We started by linking the file, but it was not very useful because the vegetation pattern was very noticeable. As we tried to create it manually (good memory management but bad management with the aesthetics) so we decided to buy an add-on called Scatter for Blender. This add-on helped us a lot. We could create proxies for our vegetation and create all the required vegetation; we also used scatter to create biomes for the grass.
Finally, to close the scenes behind the trees, we created a plane with a photo of the project site’s landscape.
The Scatter Add-on
With this add-on we add all the vegetation, we simply choose an object where we want our grass to be applied, then we select a distribution pattern and finally we choose previously created biomes. We also use this add-on for the trees and the bushes around the house.

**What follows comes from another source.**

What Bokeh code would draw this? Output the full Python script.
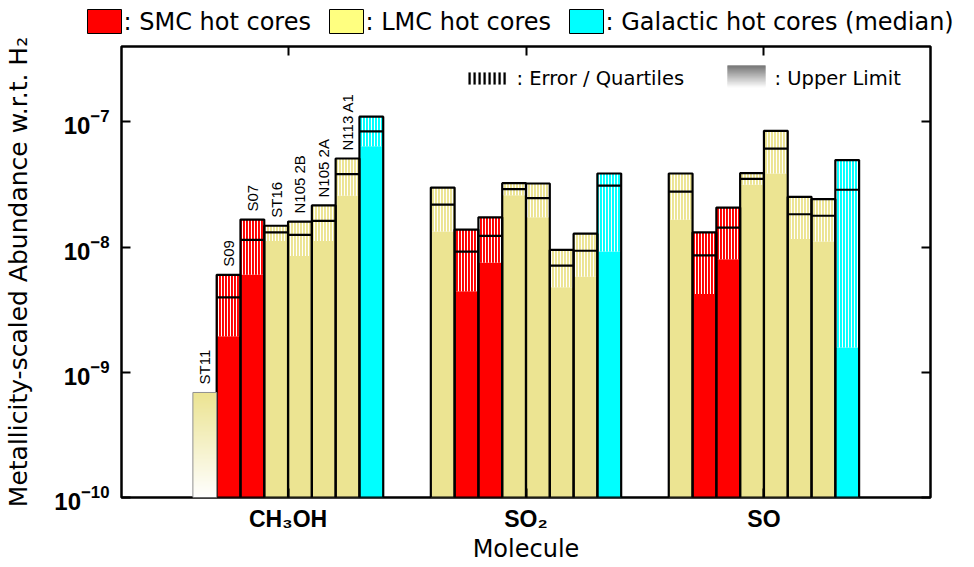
import numpy as np
from bokeh.plotting import figure
from bokeh.layouts import column
from bokeh.models import (Range1d, FixedTicker, LogAxis, LinearAxis, Label,
                          BoxAnnotation, ColumnDataSource)
from bokeh.core.properties import value
from bokeh.embed import file_html
from bokeh.resources import INLINE

# ---------------- data ----------------
MOLECULES = ["CH₃OH", "SO₂", "SO"]
SOURCES = ["ST11", "S09", "S07", "ST16", "N105 2B", "N105 2A", "N113 A1", "Galactic"]
KIND = ["LMC", "SMC", "SMC", "LMC", "LMC", "LMC", "LMC", "GAL"]

# upper end of error/quartile range, measured value (median), lower end
CH3OH_UPPER = [6.9e-10, 6.0e-9, 1.66e-8, 1.48e-8, 1.60e-8, 2.15e-8, 5.1e-8, 1.10e-7]
CH3OH_MEDIAN = [None, 3.96e-9, 1.14e-8, 1.31e-8, 1.25e-8, 1.62e-8, 3.83e-8, 8.4e-8]
CH3OH_LOWER = [None, 1.94e-9, 6.0e-9, 1.12e-8, 8.5e-9, 1.12e-8, 2.57e-8, 6.4e-8]

SO2_UPPER = [2.99e-8, 1.38e-8, 1.73e-8, 3.24e-8, 3.22e-8, 9.5e-9, 1.28e-8, 3.87e-8]
SO2_MEDIAN = [2.18e-8, 9.2e-9, 1.23e-8, 2.90e-8, 2.46e-8, 7.1e-9, 9.35e-9, 3.10e-8]
SO2_LOWER = [1.33e-8, 4.43e-9, 7.5e-9, 2.60e-8, 1.73e-8, 4.77e-9, 5.8e-9, 9.2e-9]

SO_UPPER = [3.87e-8, 1.31e-8, 2.07e-8, 3.90e-8, 8.48e-8, 2.52e-8, 2.42e-8, 4.95e-8]
SO_MEDIAN = [2.77e-8, 8.6e-9, 1.43e-8, 3.51e-8, 6.12e-8, 1.83e-8, 1.78e-8, 2.87e-8]
SO_LOWER = [1.65e-8, 4.22e-9, 8.0e-9, 3.14e-8, 3.87e-8, 1.16e-8, 1.11e-8, 1.58e-9]

LABELLED_MOLECULE = "CH₃OH"
LABELLED_SOURCES = SOURCES[:7]

Y_MIN, Y_MAX = 1e-10, 4e-7
Y_TICKS = [1e-10, 1e-9, 1e-8, 1e-7]
X_TICKS = [1, 2, 3]

LEGEND_TEXTS = [": SMC hot cores", ": LMC hot cores", ": Galactic hot cores (median)"]

# ---------------- style / layout ----------------
COLORS = {"SMC": "#ff0000", "LMC": "#ece492", "GAL": "#00ffff"}
LEGEND_COLORS = ["#ff0000", "#ffff80", "#00ffff"]
BAR_W = 0.1
VALUES = {
    "CH₃OH": (CH3OH_UPPER, CH3OH_MEDIAN, CH3OH_LOWER),
    "SO₂": (SO2_UPPER, SO2_MEDIAN, SO2_LOWER),
    "SO": (SO_UPPER, SO_MEDIAN, SO_LOWER),
}

W, H_TOTAL = 974, 567
LEG_H = 34                       # strip holding the outer legend
H = H_TOTAL - LEG_H              # main figure height
MB_L, MB_R, MB_T, MB_B = 121, 44, 12, 70

det = dict(left=[], right=[], lower=[], upper=[], median=[], color=[])
ul = dict(left=[], right=[], upper=[], color=[], x=[])
lab = dict(x=[], y=[], text=[])

for g, mol in zip(X_TICKS, MOLECULES):
    ups, meds, lows = VALUES[mol]
    n = len(SOURCES)
    for i, src in enumerate(SOURCES):
        xc = g + (i - (n - 1) / 2) * BAR_W
        col = COLORS[KIND[i]]
        if meds[i] is None:
            ul["left"].append(xc - BAR_W / 2)
            ul["right"].append(xc + BAR_W / 2)
            ul["upper"].append(ups[i])
            ul["color"].append(col)
            ul["x"].append(xc)
        else:
            det["left"].append(xc - BAR_W / 2)
            det["right"].append(xc + BAR_W / 2)
            det["lower"].append(lows[i])
            det["upper"].append(ups[i])
            det["median"].append(meds[i])
            det["color"].append(col)
        if mol == LABELLED_MOLECULE and src in LABELLED_SOURCES:
            lab["x"].append(xc)
            lab["y"].append(ups[i])
            lab["text"].append(src)

src_det = ColumnDataSource(det)
src_ul = ColumnDataSource(ul)
src_lab = ColumnDataSource(lab)

p = figure(width=W, height=H, x_range=Range1d(0.3, 3.7), y_range=Range1d(Y_MIN, Y_MAX),
           y_axis_type="log", output_backend="svg", toolbar_location=None,
           min_border_left=MB_L, min_border_right=MB_R, min_border_top=MB_T,
           min_border_bottom=MB_B)
p.frame_align = False
p.xgrid.visible = False
p.ygrid.visible = False
p.outline_line_color = "black"
p.outline_line_width = 2.5
p.outline_line_alpha = 1.0

# solid part
p.quad(left="left", right="right", bottom=Y_MIN, top="lower", source=src_det,
       fill_color="color", line_color=None)
# hatched error / quartile part
p.quad(left="left", right="right", bottom="lower", top="upper", source=src_det,
       fill_color="color", line_color=None, hatch_pattern="vertical_line",
       hatch_color="white", hatch_scale=3, hatch_weight=1.1)
# outline
p.quad(left="left", right="right", bottom=Y_MIN, top="upper", source=src_det,
       fill_color=None, line_color="black", line_width=2.2)
# median line
p.segment(x0="left", x1="right", y0="median", y1="median", source=src_det,
          line_color="black", line_width=2.2)

# upper limits: gradient fill
N = 128
for l, r, u, c in zip(ul["left"], ul["right"], ul["upper"], ul["color"]):
    rgb = np.array([int(c[1:3], 16), int(c[3:5], 16), int(c[5:7], 16)], dtype=float)
    img = np.empty((N, 1), dtype=np.uint32)
    view = img.view(dtype=np.uint8).reshape((N, 1, 4))
    for k in range(N):
        t = k / (N - 1)
        col = 255 + (rgb - 255) * t
        view[k, 0, 0:3] = col.astype(np.uint8)
        view[k, 0, 3] = 255
    p.image_rgba(image=[img], x=l, y=Y_MIN, dw=r - l, dh=u - Y_MIN)
p.quad(left="left", right="right", bottom=Y_MIN, top="upper", source=src_ul,
       fill_color=None, line_color="#909090", line_width=1)

# rotated source labels
p.text(x="x", y="y", text="text", source=src_lab, angle=np.pi / 2, text_align="left",
       text_baseline="middle", y_offset=-8, text_font=value("Liberation Sans"),
       text_font_size="15px", text_color="black")

# ---------------- axes ----------------
xa = p.xaxis[0]
xa.ticker = FixedTicker(ticks=X_TICKS)
xa.major_label_overrides = {t: m for t, m in zip(X_TICKS, MOLECULES)}
xa.major_label_text_font = "Liberation Sans"
xa.major_label_text_font_style = "bold"
xa.major_label_text_font_size = "23px"
xa.major_label_standoff = 8
xa.axis_label = "Molecule"
xa.axis_label_text_font = "DejaVu Sans"
xa.axis_label_text_font_style = "normal"
xa.axis_label_text_font_size = "24px"
xa.axis_label_standoff = 0

ya = p.yaxis[0]
ya.ticker = FixedTicker(ticks=Y_TICKS)
ya.major_label_text_font = "Liberation Sans"
ya.major_label_text_font_style = "bold"
ya.major_label_text_font_size = "24px"
ya.major_label_standoff = 12
ya.axis_label = "Metallicity-scaled Abundance w.r.t. H₂"
ya.axis_label_text_font = "DejaVu Sans"
ya.axis_label_text_font_style = "normal"
ya.axis_label_text_font_size = "25px"
ya.axis_label_standoff = 18

ra = LogAxis(ticker=FixedTicker(ticks=Y_TICKS),
             major_label_overrides={t: "" for t in Y_TICKS},
             major_label_text_font_size="2px", major_label_standoff=0)
p.add_layout(ra, "right")
ta = LinearAxis(ticker=FixedTicker(ticks=X_TICKS),
                major_label_overrides={t: "" for t in X_TICKS},
                major_label_text_font_size="2px", major_label_standoff=0)
p.add_layout(ta, "above")

for ax in [xa, ya, ra, ta]:
    ax.axis_line_color = None
    ax.major_tick_in = 9
    ax.major_tick_out = 0
    ax.major_tick_line_width = 2
    ax.major_tick_line_color = "black"
    ax.minor_tick_line_color = None
    ax.major_label_text_color = "black"
    ax.axis_label_text_color = "black"

# ---------------- inner legend (screen units relative to the frame) ----------------
FL, FB = MB_L, H_TOTAL - MB_B   # page position of frame left / bottom


def box(x0, x1, y0, y1, color):
    p.add_layout(BoxAnnotation(left=x0 - FL, right=x1 - FL, top=FB - y0, bottom=FB - y1,
                               left_units="screen", right_units="screen",
                               top_units="screen", bottom_units="screen",
                               fill_color=color, fill_alpha=1.0,
                               line_color=color, line_width=0.1, line_alpha=1.0))


def text(x, y, s, size):
    p.add_layout(Label(x=x - FL, y=FB - y, x_units="screen", y_units="screen", text=s,
                       text_font="DejaVu Sans", text_font_size=size, text_align="left",
                       text_baseline="middle", text_color="black"))


text(516, 78, ": Error / Quartiles", "19.5px")
text(774, 78, ": Upper Limit", "19.5px")
for k in range(8):
    box(468 + k * 5, 468 + k * 5 + 2.2, 72, 84, "black")
NG = 22
for k in range(NG):
    t = k / (NG - 1)
    v = int(85 + (250 - 85) * t)
    box(727, 765, 65 + k, 66 + k, "#%02x%02x%02x" % (v, v, v))

# ---------------- outer legend strip (pixel coordinates) ----------------
leg = figure(width=W, height=LEG_H, x_range=Range1d(0, W), y_range=Range1d(LEG_H, 0),
             output_backend="svg", toolbar_location=None,
             x_axis_location=None, y_axis_location=None,
             min_border_left=0, min_border_right=0, min_border_top=0, min_border_bottom=0)
leg.frame_align = False
leg.grid.visible = False
leg.outline_line_color = None
SW_X = [87, 329, 569]
SW_W, SW_TOP, SW_BOT = 34, 9, 33
leg.quad(left=SW_X, right=[x + SW_W for x in SW_X], top=[SW_TOP] * 3, bottom=[SW_BOT] * 3,
         fill_color=LEGEND_COLORS, line_color="black", line_width=1)
leg.text(x=[x + SW_W + 2 for x in SW_X], y=[(SW_TOP + SW_BOT) / 2] * 3, text=LEGEND_TEXTS,
         text_align="left", text_baseline="middle", text_font=value("DejaVu Sans"),
         text_font_size="24px", text_color="black")

layout = column(leg, p, spacing=0)
open("out.html", "w").write(file_html(layout, INLINE))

To create the materials we always use PBR materials, we buy the textures and try to add each texture to our material to give us a greater approach to realism, if you find photo scanned materials BETTER! These materials are incredible and have a lot of information, which is incredible to achieve spectacular results.
There are many banks of textures. In our case, we mostly use :
- Quixel Megascans
Almost always, to get the colors you want and to be able to make the material fit perfectly to our scene, we make some adjustments within Cycles.
For the illumination of the interior images, we use a very pale HDRI to create a bit of a cold atmosphere and then adjust them with IES lights.
For the exterior images, we used multiple HDRI’s to check which lighting applied best.
In the end, we used :
Production and Post-Production
Software used :
- Marvelous Designer
- Megascans Bridge
- Adobe Photoshop
In post-production, we don’t usually create much outside the main program (Blender in this case) when it refers to images.
In all images, we made minimal adjustments in color correction in Photoshop.
For us, this project took us one step further in our knowledge. As artists, we must always believe that every small or large project must help us grow.
Finally, we managed to create this project inside Blender. We are very proud of what we achieved. We also hope that this article will be useful for all those passionate about architectural visualization, no matter the program.